To suggest that Pataki’s thriving campaign is a moratorium on the Democratic Party in New York is as logical as saying that Max Baucus’s thriving campaign is a moratorium on the Republican Party in Montana, or that Roy Barnes’ popular governorship is a moratorium on the Republican Party in Georgia.

George Pataki: a good liberal for bad times.

I wish we had all arrived at the obvious problem sooner than a month before the next election.

After the next debacle - which MAY not involve Florida - can we address the real systematic problems which arise in close elections?

This elections debacle will be voter fraud. Considering how many cases have been discovered just this last month.

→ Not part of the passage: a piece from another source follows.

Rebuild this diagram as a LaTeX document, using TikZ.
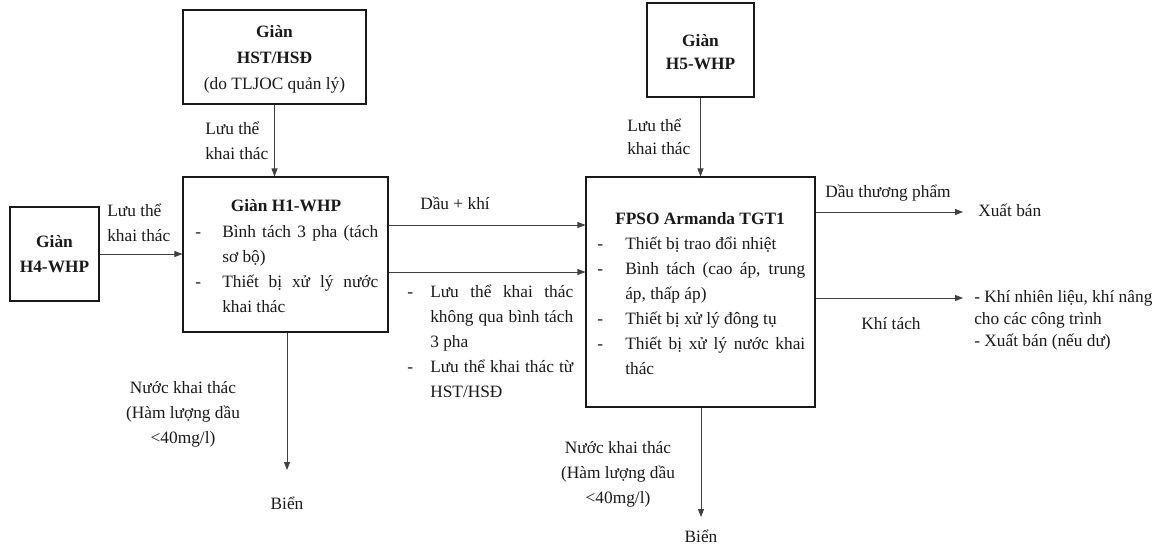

I’ll bite- how many is that?

The horse covers a number of “incidents” of voter fraud today, and includes this amusing story from Jeb Bush’s Florida:

Florida Democratic Party Chair Bob Poe speaking, from his letter to AG John Ashcroft:
JDM

Josh Marshall has some more info on these allegations- this is just this year’s GOP disinfo campaign.

JDM

Thank the heavens it will take a constitutional amendment to abolish the electoral college. The act of demolishing this institution would probably doom the United States in the future. Why would I want to live in a nation dominated exclusively by CA, FL, NY? They certainly don’t have my best interests in mind.

elucidator -

Assuming as we should that the concern is for the integrity of the election process, and not partisan advantage, what steps do you feel the Democrats should take in elections that they won, but which did not accurately reflect the will of the majority?